GRACosway Weekly Wrap Up: Morrison Ministry sworn in
31 May 2019
- The Morrison Government has been sworn in by Governor-General Sir Peter Cosgrove this week, 11 days after the Coalition’s election victory.
- Labor’s Anthony Albanese has been elected unopposed as Leader of the Opposition, with Richard Marles as Deputy.
- The NSW seat of Macquarie remains too close to call, with Labor incumbent Susan Templeman currently 282 votes ahead of Liberal rival Sarah Richards.
- In Tasmania, Liberal candidate Bridget Archer is 584 seats ahead of Labor MP Ross Hart for the seat of Bass.
- Tax and energy policy continued to feature heavily in the policy debate this week, along with the Adani Carmichael coal mine.
- The Fair Work Commission has increased the minimum wage by 3 per cent, which equates to a $21.60 per week increase from 1 July.
The Second Morrison Ministry was officially sworn in at Government House on Wednesday this week. The new-look Cabinet features a record of seven women, while Ken Wyatt became the first Indigenous Australian to serve in Cabinet. A day earlier, Prime Minister Scott Morrison convened the first Coalition party room meeting since the election, welcoming the 28 new faces on the Government benches. Despite the new Government presenting a united front, reports have suggested some Nationals MPs are frustrated by the ministerial reshuffle, which failed to deliver the party an additional portfolio and split the agricultural portfolio between two ministers.
Anthony Albanese has been confirmed as Opposition Leader and Richard Marles as Deputy Leader following a Labor Caucus meeting in Canberra on Thursday. Mr Albanese spoke to the importance of equal representation of men and women in leadership, and announced that Senator Penny Wong will retain her role as Leader of the Opposition in the Senate. Senator Kristina Keneally has been appointed Deputy Leader of the Opposition in the Senate after SA Senator Don Farrell bowed out of the race. Mr Albanese is expected to allocate portfolio responsibilities in the coming days, before the Shadow Ministry will reportedly meet in Brisbane next Tuesday.

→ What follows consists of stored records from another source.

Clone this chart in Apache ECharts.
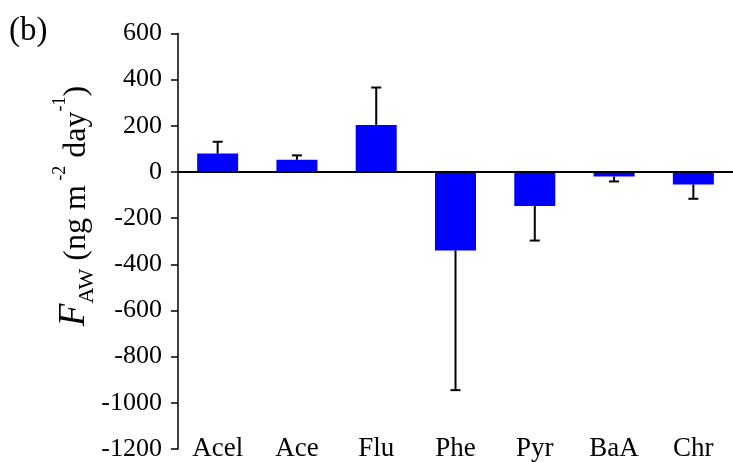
<!DOCTYPE html>
<html>
<head>
<meta charset="utf-8">
<script src="https://cdn.jsdelivr.net/npm/echarts@6/dist/echarts.min.js"></script>
<style>html,body{margin:0;padding:0;background:#fff;}#c{width:733px;height:462px;}</style>
</head>
<body>
<div id="c"></div>
<script>
const categories = ['Acel', 'Ace', 'Flu', 'Phe', 'Pyr', 'BaA', 'Chr'];
const fluxValues = [80, 53, 204, -340, -147, -20, -54];
const errorEnds = [131, 72, 366, -945, -297, -41, -116];
const yTicks = [-1200, -1000, -800, -600, -400, -200, 0, 200, 400, 600];

const FONT = '"Liberation Serif", "Times New Roman", serif';
const chart = echarts.init(document.getElementById('c'), null, {renderer: 'canvas'});

const errData = categories.map((c, i) => [i, fluxValues[i], errorEnds[i]]);

chart.setOption({
  animation: false,
  backgroundColor: '#fff',
  grid: {left: 178, right: -11, top: 33.5, bottom: 11, containLabel: false},
  xAxis: {
    type: 'category',
    data: categories,
    axisLine: {show: false, onZero: false},
    axisTick: {show: false},
    axisLabel: {fontFamily: FONT, fontSize: 27, color: '#000', margin: -14, interval: 0}
  },
  yAxis: {
    type: 'value',
    min: yTicks[0],
    max: yTicks[yTicks.length - 1],
    interval: 200,
    splitLine: {show: false},
    axisLine: {show: true, lineStyle: {color: '#000', width: 1.5}},
    axisTick: {show: true, inside: false, length: 7, lineStyle: {color: '#000', width: 1.5}},
    axisLabel: {fontFamily: FONT, fontSize: 26, color: '#000', margin: 16, formatter: function (v) { return String(v); }}
  },
  series: [
    {
      type: 'bar',
      data: fluxValues,
      barWidth: 41,
      itemStyle: {color: '#0000FF'},
      z: 2,
      markLine: {
        silent: true,
        symbol: 'none',
        label: {show: false},
        lineStyle: {color: '#000', width: 2, type: 'solid'},
        data: [{yAxis: 0}]
      }
    },
    {
      type: 'custom',
      data: errData,
      z: 3,
      renderItem: function (params, api) {
        const x = api.value(0);
        const p0 = api.coord([x, api.value(1)]);
        const p1 = api.coord([x, api.value(2)]);
        const half = 5;
        return {
          type: 'group',
          children: [
            {type: 'line', shape: {x1: p0[0], y1: p0[1], x2: p1[0], y2: p1[1]}, style: {stroke: '#000', lineWidth: 2}},
            {type: 'line', shape: {x1: p1[0] - half, y1: p1[1], x2: p1[0] + half, y2: p1[1]}, style: {stroke: '#000', lineWidth: 2}}
          ]
        };
      }
    }
  ],
  graphic: [
    {
      type: 'text', left: 9, top: 15,
      style: {text: '(b)', font: '33px ' + FONT, fill: '#000'}
    },
    {
      type: 'text',
      x: 72, y: 206,
      rotation: Math.PI / 2,
      style: {
        text: '{f|F}{sub|AW}{n| (ng m}{sup| -2}{n| day}{sup|-1}{n|)}',
        align: 'center',
        verticalAlign: 'middle',
        fill: '#000',
        rich: {
          f: {fontFamily: FONT, fontSize: 37, fontStyle: 'italic', lineHeight: 42, verticalAlign: 'bottom'},
          sub: {fontFamily: FONT, fontSize: 22, lineHeight: 42, verticalAlign: 'bottom', padding: [0, 0, -5, 0]},
          n: {fontFamily: FONT, fontSize: 32, lineHeight: 42, verticalAlign: 'bottom'},
          sup: {fontFamily: FONT, fontSize: 18, lineHeight: 42, verticalAlign: 'top'}
        }
      }
    }
  ]
});
</script>
</body>
</html>
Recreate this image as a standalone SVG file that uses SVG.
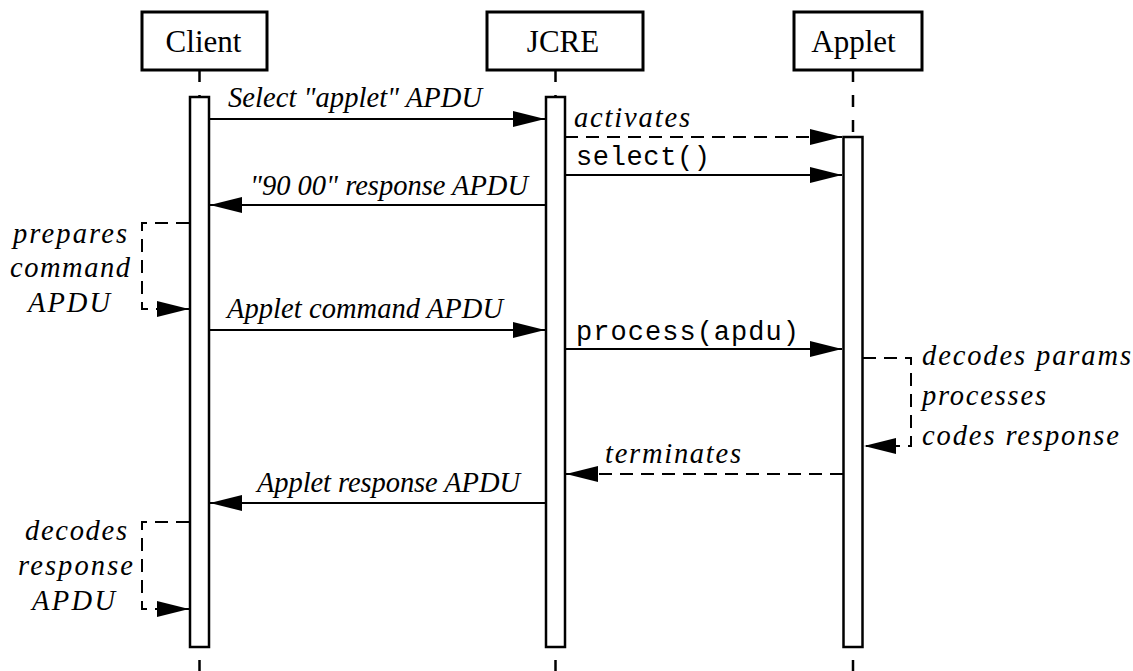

The Prime Minister has touted the first week of July as the likely opening of the 46th Parliament, in order to pass legislation as soon as possible to implement the Coalition’s $158 billion income tax cut commitments. Separately, Treasurer Josh Frydenberg has announced he will commission a review of the retirement income system, as recommended by the Productivity Commission, including a review of the interaction of superannuation, government pensions and, potentially, taxation. The Treasurer said the Productivity Commission and the Royal Commission findings made it clear that there is a strong case to improve the overall efficiency of the system. Full details are yet to emerge, but commentators have recalled the Prime Minister’s commitment not to amend taxation of superannuation during the election campaign.
The Government’s ‘big stick’ energy policy was back on the agenda this week, with Energy Minister Angus Taylor revealing that the proposed laws would be a priority for the Government when Parliament returns. The Bill failed to pass parliament in March of this year, facing opposition from both Labor and the Greens. The legislation has drawn heavy criticism from energy companies who have labelled the proposed changes as “extreme”. Minister Taylor has attributed the Bill’s priority to a lack of action by state governments on power supply shortages, risking “dire consequences”.
Queensland Premier Annastacia Palaszczuk has welcomed a new timeline for the Adani Carmichael coal mine approval process, recently released by the State’s Coordinator-General. Adani’s Black-throated Finch Management Plan (BTFMP) was approved today – with conditions – and a decision on the Groundwater Dependent Ecosystem Management Plan (GDEMP) is due by 13 June. Queensland Senator and Federal Minister for Resources and Northern Australia Matt Canavan has embraced the news, while new Opposition Leader Anthony Albanese has refused to reveal his position on the project, saying “it’s up to markets themselves” to determine the economic case for the proposed mine.